None of this is to say that the film is devoid of subtext. At times, as figures lurch along deserted wards or slump naked on filthy beds, it feels like a zombie movie with a touch of One Flew Over the Cuckoo's Nest. As in that film, there's a predictable sense of the blindness representing some form of oppression by authority. A nameless announcer voices warnings and commands from a TV screen; guards patrol the "inmates" from ramparts (although why there is the need for quarantine, when everybody in the city is in the same boat is also never explained). People are kept, literally, in the dark.

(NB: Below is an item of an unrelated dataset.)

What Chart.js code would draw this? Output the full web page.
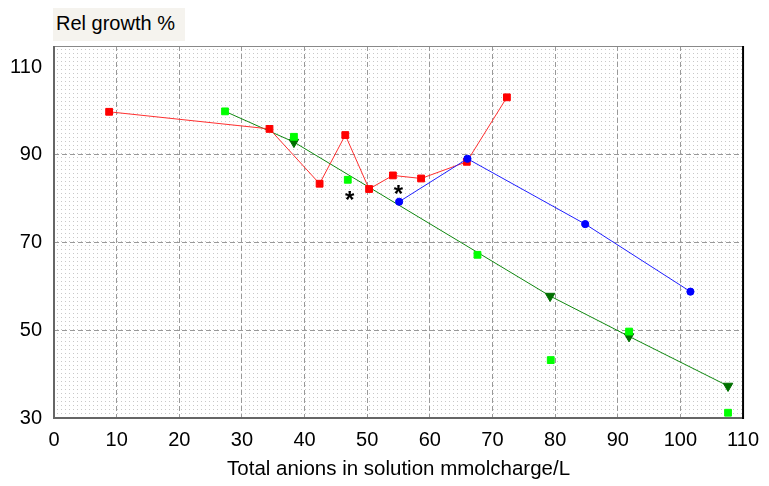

Above all, one is left with the sense that there is something not very original about all of this. There's a conflict at the heart of it: we may learn to see each other anew when the constraints, pressures and conventions of everyday society are removed; and yet the film seems at the same time to be saying that, without these constraints, human beings descend into squalor and selfishness very quickly indeed. In any case, if the final message is simply "only connect", it would be nice not to have to endure such relentless bleakness for two hours before hearing it.